■ Data excerpts:
-*-
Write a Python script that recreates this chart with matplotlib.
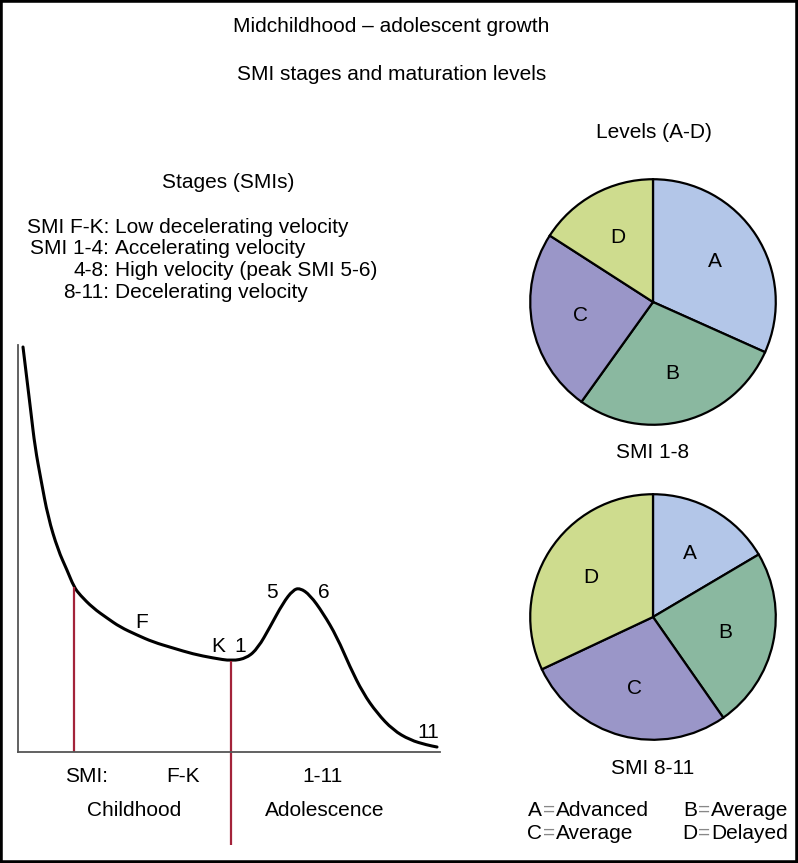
-*-
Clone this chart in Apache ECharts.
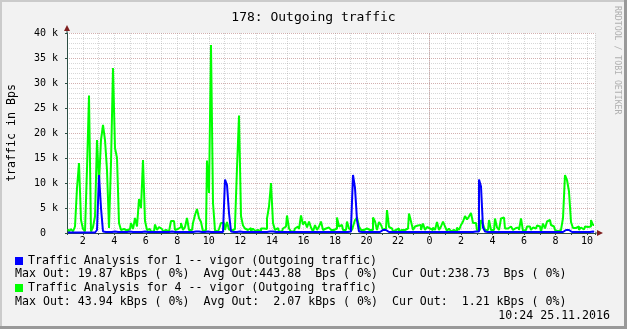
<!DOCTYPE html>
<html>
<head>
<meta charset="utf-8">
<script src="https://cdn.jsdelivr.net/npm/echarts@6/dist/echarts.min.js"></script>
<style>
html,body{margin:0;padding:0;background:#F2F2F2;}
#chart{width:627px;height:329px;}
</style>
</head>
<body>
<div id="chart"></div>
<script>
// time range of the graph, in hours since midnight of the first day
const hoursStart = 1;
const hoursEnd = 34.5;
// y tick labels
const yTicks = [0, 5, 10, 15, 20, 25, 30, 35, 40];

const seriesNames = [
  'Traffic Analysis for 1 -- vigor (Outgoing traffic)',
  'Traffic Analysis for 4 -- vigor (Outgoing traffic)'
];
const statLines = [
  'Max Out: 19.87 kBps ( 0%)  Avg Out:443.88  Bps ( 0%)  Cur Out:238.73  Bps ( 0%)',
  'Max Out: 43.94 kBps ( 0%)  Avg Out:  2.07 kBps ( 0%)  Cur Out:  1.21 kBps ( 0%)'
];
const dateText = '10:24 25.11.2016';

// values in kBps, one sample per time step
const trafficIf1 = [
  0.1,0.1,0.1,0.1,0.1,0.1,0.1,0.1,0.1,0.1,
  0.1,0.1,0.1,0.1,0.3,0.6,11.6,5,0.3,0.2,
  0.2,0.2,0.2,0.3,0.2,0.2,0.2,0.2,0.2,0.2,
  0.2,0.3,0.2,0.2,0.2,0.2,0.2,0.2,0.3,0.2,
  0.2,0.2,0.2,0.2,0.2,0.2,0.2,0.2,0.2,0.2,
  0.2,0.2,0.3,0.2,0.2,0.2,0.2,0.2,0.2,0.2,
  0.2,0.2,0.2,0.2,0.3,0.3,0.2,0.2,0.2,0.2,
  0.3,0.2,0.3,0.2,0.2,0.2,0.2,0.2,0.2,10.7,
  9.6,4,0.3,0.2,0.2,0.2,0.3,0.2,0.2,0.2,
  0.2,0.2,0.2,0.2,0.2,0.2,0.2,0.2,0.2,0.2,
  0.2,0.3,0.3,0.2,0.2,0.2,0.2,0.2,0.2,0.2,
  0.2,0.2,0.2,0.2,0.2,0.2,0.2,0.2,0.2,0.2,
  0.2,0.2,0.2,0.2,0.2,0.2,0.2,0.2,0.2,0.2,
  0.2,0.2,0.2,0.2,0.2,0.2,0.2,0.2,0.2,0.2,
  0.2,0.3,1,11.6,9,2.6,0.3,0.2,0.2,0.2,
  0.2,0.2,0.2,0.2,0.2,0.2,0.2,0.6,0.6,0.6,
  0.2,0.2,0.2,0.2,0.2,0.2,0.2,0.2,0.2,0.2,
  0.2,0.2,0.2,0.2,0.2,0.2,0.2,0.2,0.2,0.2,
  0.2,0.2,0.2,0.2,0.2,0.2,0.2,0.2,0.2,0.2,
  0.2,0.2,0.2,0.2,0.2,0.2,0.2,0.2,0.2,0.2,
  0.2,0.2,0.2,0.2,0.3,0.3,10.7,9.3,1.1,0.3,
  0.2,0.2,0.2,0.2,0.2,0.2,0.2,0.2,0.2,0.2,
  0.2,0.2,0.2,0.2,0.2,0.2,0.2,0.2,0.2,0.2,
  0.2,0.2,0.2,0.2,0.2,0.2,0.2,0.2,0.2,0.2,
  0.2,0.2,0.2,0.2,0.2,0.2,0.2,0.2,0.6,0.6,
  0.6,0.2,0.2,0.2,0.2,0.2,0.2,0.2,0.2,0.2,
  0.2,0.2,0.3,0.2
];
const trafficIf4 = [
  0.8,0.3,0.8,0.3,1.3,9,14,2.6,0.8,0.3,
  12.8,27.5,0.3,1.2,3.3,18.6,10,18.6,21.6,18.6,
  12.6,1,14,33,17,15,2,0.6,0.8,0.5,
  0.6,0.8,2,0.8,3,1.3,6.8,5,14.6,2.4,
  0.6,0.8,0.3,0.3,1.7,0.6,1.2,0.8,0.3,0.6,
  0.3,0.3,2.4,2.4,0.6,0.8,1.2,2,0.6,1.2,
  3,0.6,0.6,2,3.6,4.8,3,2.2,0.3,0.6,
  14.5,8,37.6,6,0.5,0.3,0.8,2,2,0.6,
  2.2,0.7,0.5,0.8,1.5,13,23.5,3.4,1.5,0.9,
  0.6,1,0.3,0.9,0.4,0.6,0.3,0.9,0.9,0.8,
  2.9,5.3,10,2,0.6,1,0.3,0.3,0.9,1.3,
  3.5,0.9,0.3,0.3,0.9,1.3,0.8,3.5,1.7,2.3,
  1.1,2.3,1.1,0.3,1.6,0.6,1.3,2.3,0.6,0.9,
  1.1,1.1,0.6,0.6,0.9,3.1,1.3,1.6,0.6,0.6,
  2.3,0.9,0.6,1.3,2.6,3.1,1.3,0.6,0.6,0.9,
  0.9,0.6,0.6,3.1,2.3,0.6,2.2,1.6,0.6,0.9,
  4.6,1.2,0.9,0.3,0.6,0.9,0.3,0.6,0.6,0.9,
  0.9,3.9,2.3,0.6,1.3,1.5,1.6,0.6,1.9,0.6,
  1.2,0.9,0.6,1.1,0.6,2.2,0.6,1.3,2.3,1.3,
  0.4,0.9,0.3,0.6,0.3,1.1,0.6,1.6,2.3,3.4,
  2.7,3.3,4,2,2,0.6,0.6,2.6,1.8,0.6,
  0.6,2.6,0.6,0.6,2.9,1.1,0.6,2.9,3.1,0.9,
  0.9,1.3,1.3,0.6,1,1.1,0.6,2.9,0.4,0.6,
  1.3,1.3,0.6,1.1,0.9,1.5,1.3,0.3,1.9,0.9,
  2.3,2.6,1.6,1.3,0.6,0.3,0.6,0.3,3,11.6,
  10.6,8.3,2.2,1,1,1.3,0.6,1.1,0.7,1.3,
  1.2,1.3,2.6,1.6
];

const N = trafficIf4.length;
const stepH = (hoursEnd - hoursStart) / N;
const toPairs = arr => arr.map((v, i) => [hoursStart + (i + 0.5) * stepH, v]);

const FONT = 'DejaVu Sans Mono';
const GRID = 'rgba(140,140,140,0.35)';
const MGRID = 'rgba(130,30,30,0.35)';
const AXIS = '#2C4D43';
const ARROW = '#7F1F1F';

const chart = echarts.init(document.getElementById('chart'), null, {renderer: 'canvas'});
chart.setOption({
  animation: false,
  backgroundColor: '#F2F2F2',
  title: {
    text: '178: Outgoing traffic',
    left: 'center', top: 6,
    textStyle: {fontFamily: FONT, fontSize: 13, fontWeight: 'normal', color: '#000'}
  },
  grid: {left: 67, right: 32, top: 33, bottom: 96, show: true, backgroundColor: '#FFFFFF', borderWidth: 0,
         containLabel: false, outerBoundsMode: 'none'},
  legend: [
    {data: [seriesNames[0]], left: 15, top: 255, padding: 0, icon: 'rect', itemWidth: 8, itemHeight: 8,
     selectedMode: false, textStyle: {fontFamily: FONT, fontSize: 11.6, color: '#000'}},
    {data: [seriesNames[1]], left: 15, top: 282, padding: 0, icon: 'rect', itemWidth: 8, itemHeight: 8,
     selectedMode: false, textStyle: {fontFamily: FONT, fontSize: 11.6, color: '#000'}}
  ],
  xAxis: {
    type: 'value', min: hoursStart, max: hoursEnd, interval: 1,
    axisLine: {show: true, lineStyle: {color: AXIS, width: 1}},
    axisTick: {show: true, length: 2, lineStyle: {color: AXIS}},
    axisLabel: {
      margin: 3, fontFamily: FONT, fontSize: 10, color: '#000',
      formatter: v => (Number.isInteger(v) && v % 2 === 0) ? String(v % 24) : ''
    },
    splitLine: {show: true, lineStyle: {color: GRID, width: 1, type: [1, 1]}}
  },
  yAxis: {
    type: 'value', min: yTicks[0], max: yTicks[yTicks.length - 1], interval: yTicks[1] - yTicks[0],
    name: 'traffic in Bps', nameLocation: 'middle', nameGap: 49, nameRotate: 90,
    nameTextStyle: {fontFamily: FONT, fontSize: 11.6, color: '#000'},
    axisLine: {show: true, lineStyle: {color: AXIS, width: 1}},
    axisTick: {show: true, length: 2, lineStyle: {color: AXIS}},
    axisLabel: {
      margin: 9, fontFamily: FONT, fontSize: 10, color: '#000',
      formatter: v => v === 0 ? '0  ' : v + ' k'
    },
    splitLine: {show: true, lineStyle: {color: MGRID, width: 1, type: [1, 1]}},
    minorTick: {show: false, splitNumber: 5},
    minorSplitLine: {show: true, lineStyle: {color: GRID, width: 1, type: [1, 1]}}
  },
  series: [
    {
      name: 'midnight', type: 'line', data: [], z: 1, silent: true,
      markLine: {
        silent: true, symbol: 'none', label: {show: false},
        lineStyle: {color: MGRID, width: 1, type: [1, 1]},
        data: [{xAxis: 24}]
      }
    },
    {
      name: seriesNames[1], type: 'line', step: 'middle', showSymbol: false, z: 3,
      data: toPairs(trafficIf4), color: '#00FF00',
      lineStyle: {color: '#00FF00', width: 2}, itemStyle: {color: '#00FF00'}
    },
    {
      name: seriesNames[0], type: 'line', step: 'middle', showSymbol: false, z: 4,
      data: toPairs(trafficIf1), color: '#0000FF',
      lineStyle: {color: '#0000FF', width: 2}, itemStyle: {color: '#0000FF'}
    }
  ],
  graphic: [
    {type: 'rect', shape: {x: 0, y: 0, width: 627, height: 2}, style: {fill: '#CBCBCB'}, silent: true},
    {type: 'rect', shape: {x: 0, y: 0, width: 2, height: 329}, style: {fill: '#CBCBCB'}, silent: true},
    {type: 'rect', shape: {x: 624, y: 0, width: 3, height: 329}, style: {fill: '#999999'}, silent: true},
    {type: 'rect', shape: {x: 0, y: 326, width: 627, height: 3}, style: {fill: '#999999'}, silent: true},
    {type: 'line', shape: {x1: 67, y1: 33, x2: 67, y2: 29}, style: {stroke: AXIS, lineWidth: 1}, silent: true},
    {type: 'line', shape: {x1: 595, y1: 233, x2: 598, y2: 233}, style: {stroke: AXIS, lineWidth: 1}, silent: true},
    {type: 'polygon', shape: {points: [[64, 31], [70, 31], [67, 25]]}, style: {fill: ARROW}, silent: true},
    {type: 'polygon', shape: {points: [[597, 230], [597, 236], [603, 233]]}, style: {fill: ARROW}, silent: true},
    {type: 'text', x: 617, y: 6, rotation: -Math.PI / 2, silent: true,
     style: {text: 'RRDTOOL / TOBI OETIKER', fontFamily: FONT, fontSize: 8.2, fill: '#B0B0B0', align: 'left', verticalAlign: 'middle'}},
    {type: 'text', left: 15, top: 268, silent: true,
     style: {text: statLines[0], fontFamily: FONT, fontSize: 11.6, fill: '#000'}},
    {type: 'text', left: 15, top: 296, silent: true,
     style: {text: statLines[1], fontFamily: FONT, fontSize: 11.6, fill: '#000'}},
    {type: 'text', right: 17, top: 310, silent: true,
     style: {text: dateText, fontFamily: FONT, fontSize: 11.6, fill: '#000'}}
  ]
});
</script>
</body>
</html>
-*-
■ Task to carry out: Using the entries above, repeat exactly the lines from the one with "Clone this chart in Apache ECharts." to the one with "const dateText = '10:24 25.11.2016';", both included, and leave the pictures behind.

■ The response:
Clone this chart in Apache ECharts.
<!DOCTYPE html>
<html>
<head>
<meta charset="utf-8">
<script src="https://cdn.jsdelivr.net/npm/echarts@6/dist/echarts.min.js"></script>
<style>
html,body{margin:0;padding:0;background:#F2F2F2;}
#chart{width:627px;height:329px;}
</style>
</head>
<body>
<div id="chart"></div>
<script>
// time range of the graph, in hours since midnight of the first day
const hoursStart = 1;
const hoursEnd = 34.5;
// y tick labels
const yTicks = [0, 5, 10, 15, 20, 25, 30, 35, 40];

const seriesNames = [
  'Traffic Analysis for 1 -- vigor (Outgoing traffic)',
  'Traffic Analysis for 4 -- vigor (Outgoing traffic)'
];
const statLines = [
  'Max Out: 19.87 kBps ( 0%)  Avg Out:443.88  Bps ( 0%)  Cur Out:238.73  Bps ( 0%)',
  'Max Out: 43.94 kBps ( 0%)  Avg Out:  2.07 kBps ( 0%)  Cur Out:  1.21 kBps ( 0%)'
];
const dateText = '10:24 25.11.2016';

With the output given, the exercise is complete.